|UBC Calculus Online Course Notes|
Doublings: The exponential function with base 2
On the last page, we studied how the process of doubling can lead to a very sharp increase after a few "cycles" (or doubling time periods) of growth. But what would we see if we made observations at more frequent intervals? How big would the population be? For example, we could think of the following experiment:
An E. coli culture is initiated with a drop of fluid containing 100 cells. The cells are allowed to grow and multiply for 2.5 hrs. The experiment is stopped, and a cell count is made. How many cells would be found in the culture at the conclusion of the experiment?

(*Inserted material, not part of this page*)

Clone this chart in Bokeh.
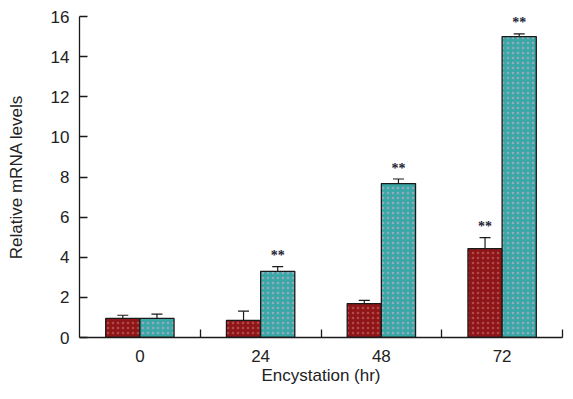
import numpy as np
from bokeh.plotting import figure
from bokeh.models import ColumnDataSource, Range1d, FixedTicker, Whisker, TeeHead, LabelSet
from bokeh.embed import file_html
from bokeh.resources import INLINE

# ---- data ----
categories = ["0", "24", "48", "72"]
red_values = [0.95, 0.85, 1.69, 4.43]
red_errors = [0.16, 0.46, 0.16, 0.55]
red_marks = ["", "", "", "**"]
teal_values = [0.95, 3.30, 7.67, 15.0]
teal_errors = [0.22, 0.23, 0.23, 0.13]
teal_marks = ["", "**", "**", "**"]
y_ticks = [0, 2, 4, 6, 8, 10, 12, 14, 16]

FONT = "Liberation Sans"
BAR_W = 0.283

centers = np.arange(len(categories)) + 0.5
separators = list(np.arange(1, len(categories) + 1).astype(float))

p = figure(width=570, height=390, output_backend="svg", toolbar_location=None,
           x_range=Range1d(0, len(categories)), y_range=Range1d(0, 16),
           min_border_left=79, min_border_right=8, min_border_top=16, min_border_bottom=53)
p.outline_line_color = None
p.xgrid.visible = False
p.ygrid.visible = False
p.background_fill_color = "white"


def add_series(vals, errs, marks, offset, fill, dots):
    vals = np.array(vals)
    errs = np.array(errs)
    src = ColumnDataSource(dict(x=centers + offset, top=vals, upper=vals + errs, mark=marks))
    p.vbar(x="x", top="top", bottom=0, width=BAR_W, source=src,
           fill_color=fill, line_color="#1a1a1a", line_width=1.3,
           hatch_pattern="dot", hatch_color=dots, hatch_scale=5, hatch_weight=0.9, hatch_alpha=0.6)
    w = Whisker(source=src, base="x", upper="upper", lower="top", dimension="height",
                upper_head=TeeHead(size=11, line_width=1.2, line_color="#1a1a1a"),
                lower_head=None, line_width=1.2, line_color="#1a1a1a")
    p.add_layout(w)
    labels = LabelSet(x="x", y="upper", text="mark", source=src, text_align="center",
                      text_baseline="middle", y_offset=11, text_font=FONT,
                      text_font_size="14px", text_font_style="bold", text_color="#222233")
    p.add_layout(labels)


add_series(red_values, red_errors, red_marks, -BAR_W / 2, "#8e1618", "#c86a6a")
add_series(teal_values, teal_errors, teal_marks, BAR_W / 2, "#39a8a6", "#d7a6c6")

# x axis: labels at category centres, separator ticks between groups
p.xaxis.ticker = FixedTicker(ticks=list(centers), minor_ticks=separators)
p.xaxis.major_label_overrides = {float(c): lab for c, lab in zip(centers, categories)}
p.xaxis.major_tick_in = 0
p.xaxis.major_tick_out = 0
p.xaxis.minor_tick_in = 8
p.xaxis.minor_tick_out = 0
p.xaxis.minor_tick_line_color = "#1a1a1a"
p.xaxis.minor_tick_line_width = 1.3
p.xaxis.axis_label = "Encystation (hr)"
p.xaxis.major_label_standoff = 12
p.xaxis.axis_label_standoff = 1

# y axis
p.yaxis.ticker = FixedTicker(ticks=y_ticks)
p.yaxis.major_tick_in = 8
p.yaxis.major_tick_out = 0
p.yaxis.minor_tick_line_color = None
p.yaxis.axis_label = "Relative mRNA levels"
p.yaxis.major_label_standoff = 10
p.yaxis.axis_label_standoff = 22

for ax in (p.xaxis, p.yaxis):
    ax.axis_line_color = "#1a1a1a"
    ax.axis_line_width = 1.3
    ax.major_tick_line_color = "#1a1a1a"
    ax.major_tick_line_width = 1.3
    ax.major_label_text_font = FONT
    ax.major_label_text_font_size = "17px"
    ax.major_label_text_color = "#222222"
    ax.axis_label_text_font = FONT
    ax.axis_label_text_font_size = "17px"
    ax.axis_label_text_font_style = "normal"
    ax.axis_label_text_color = "#222222"

open("out.html", "w").write(file_html(p, INLINE))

You might wonder what happens to the bacteria between the doublings. Do they all divide at once exactly every twenty minutes? In that case, we would think of this graph as a sequence of steps, with the heigths of each of the steps getting bigger and bigger.

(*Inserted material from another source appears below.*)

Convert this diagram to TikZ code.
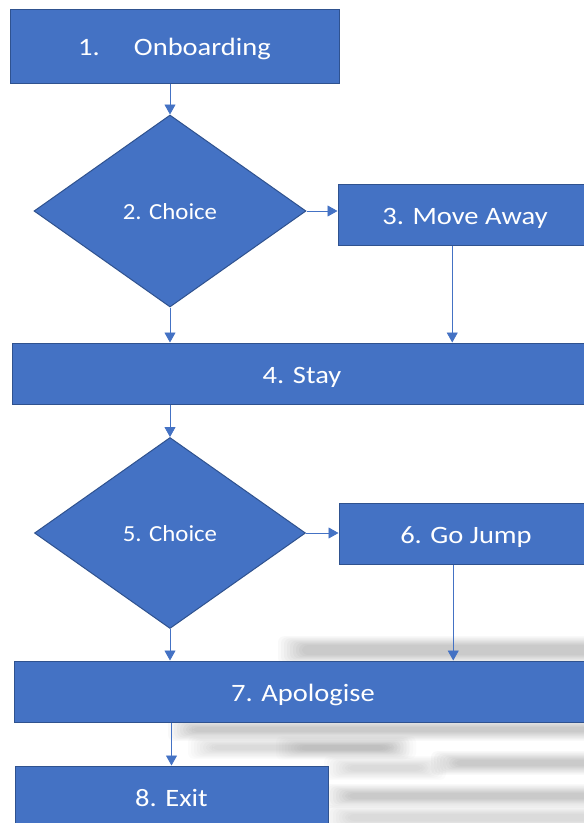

Or do some cells divide sooner and others later so that the growth looks smooth? Although the first situation can occur (in specially designed cultures of cells in which the cell cycles are synchronized) it is rather rare in nature. It is more likely that the cells will divide at intervals which are not exactly synchronized. Even though each division will make the number of cells increase by an integer, the effect of each additional cell on the whole population will be very tiny. (Remember that after a few divisions, we will be dealing with thousands and then millions of cells, so that the axes we use to follow this graphically will hardly detect change by one or two cells.) This leads us to think that perhaps the process of growth need not be described as discrete jumps from one level to the next, but rather as a smooth transition. We might think about defining a new function that represents the growth more smoothly.